In particolare, per quanto concerne la omessa dichiarazione sulla condanna penale, l’organo giudicante ha affermato che l’art. 9, comma 4 del citato D.M., “nel prevedere l’esclusione dalla graduatoria di circolo e d’istituto e, quindi, la risoluzione del contratto eventualmente stipulato con il candidato che indistintamente avesse reso autodichiarazioni mendaci e quindi, senza attribuire alcun rilievo, nel caso in cui si riferissero a precedenti condanne penali, al tipo di reato commesso, si pone in evidente contrasto con il principio (recepito peraltro anche nel precedente art. 3 co 2 del D.M.) che solo determinati reati, di particolare gravità (ad es. quelli che comportano a destituzione o la decadenza da un pubblico impiego, quelli previsti dalla l. 16/1992 o che comportano la temporanea interdizione) risultano direttamente ostativi all’assunzione nel pubblico impiego, senza possibilità di alcun apprezzamento discrezionale”.
L’effetto automatico della decadenza dall’impiego, quindi, sarebbe potuta derivare “soltanto dall’aver taciuto la condanna subita per la commissione di questi e non anche di altri, meno gravi reati”.
In merito poi al provvedimento di esclusione dalla graduatoria, motivata dalla dichiarazione del voto di laurea superiore a quello effettivo, il Tribunale ha chiarito che questa rientrava nell’alveo applicativo dell’art. 8, comma 7 del D.M. n. 374/2017 – con conseguente applicazione della più mite sanzione della rideterminazione del punteggio – e non già non in quello dell’art. 9, comma 4 del D.M. n. 374/2017, pur invocato dal M.I.U.R.
Ha affermato infatti in proposito che detto articolo “deve essere logicamente riferito – in base al principio per cui l’effetto automatico della decadenza ex art. 75 del D.P.R. n. 445/2000 si produce solo per le false dichiarazioni che occultano la mancanza di un requisito richiesto per l’instaurazione del rapporto di lavoro con la P.A.- non a una qualsiasi dichiarazione non veritiera, ma solo a quella finalizzata ad ottenere l’ammissione nella graduatoria, cioè diretta a celare la mancanza di uno dei requisiti richiesti dagli artt. 2 e 3 dm cit.”.
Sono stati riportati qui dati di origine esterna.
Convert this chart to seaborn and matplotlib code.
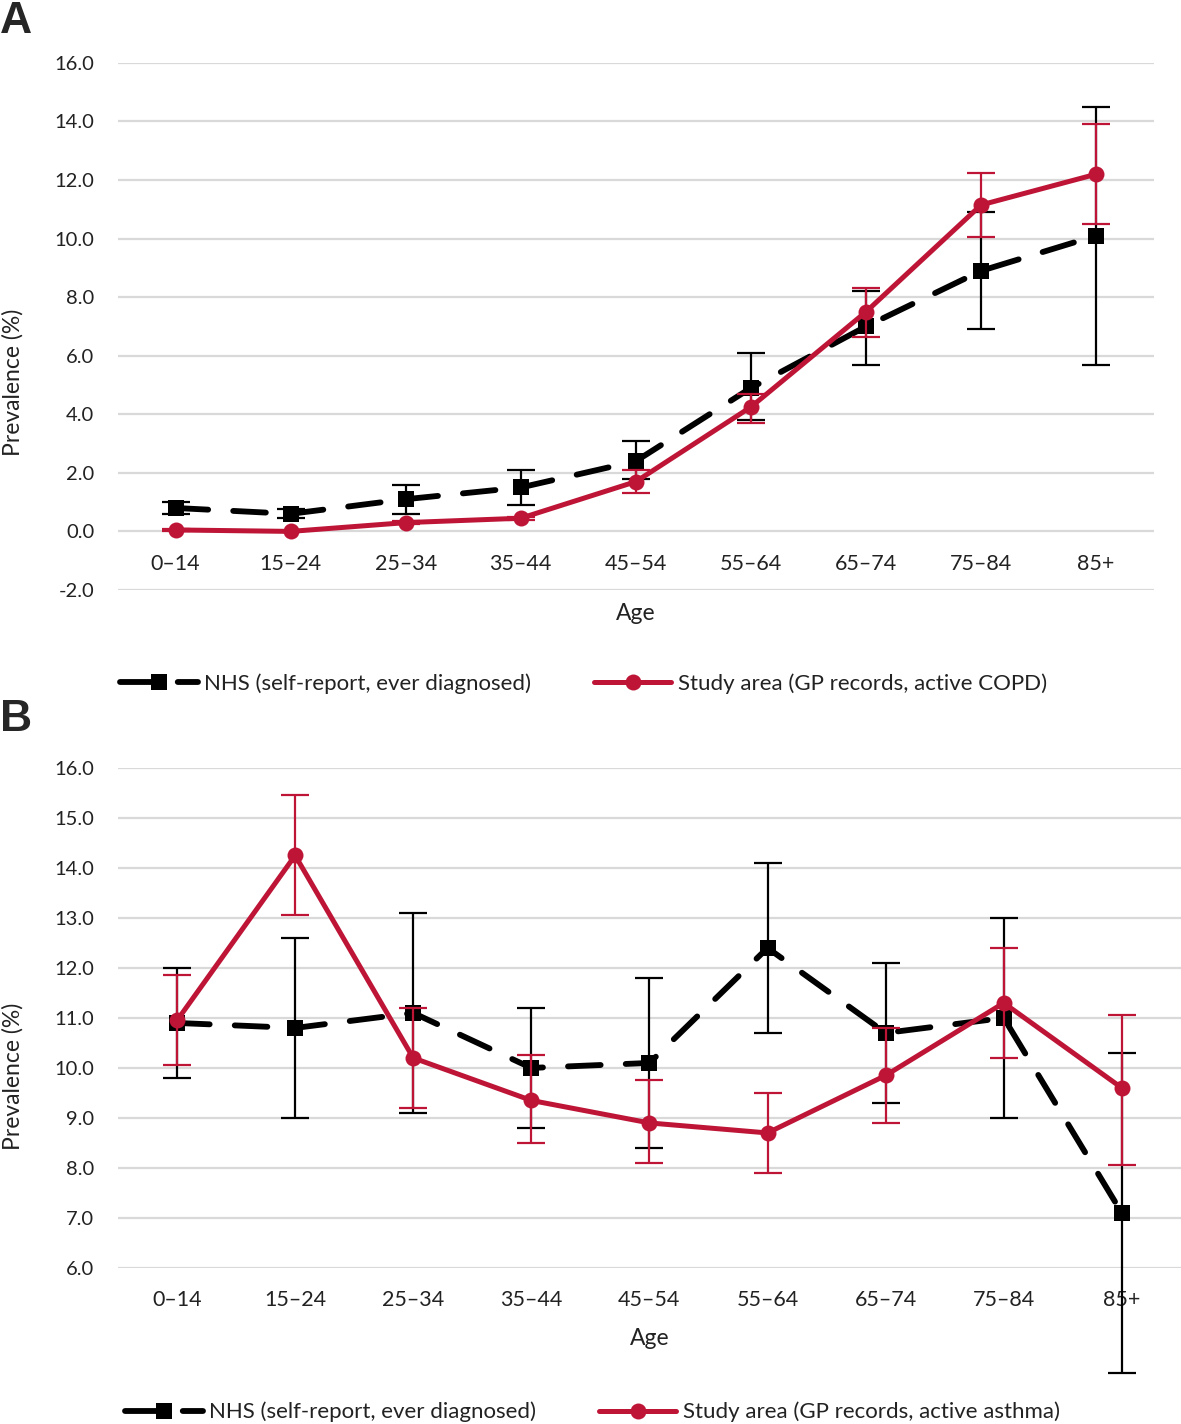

Per tali ragioni, il Tribunale, respingendo le argomentazioni difensive del M.I.U.R, ha annullato sia il decreto di risoluzione del contratto di lavoro a termine che quello di depennamento dalla graduatorie, riconoscendo al docente, sia ai fini giuridici che economici, il servizio che questi avrebbe reso fino alla naturale scadenza contrattuale (30 giugno).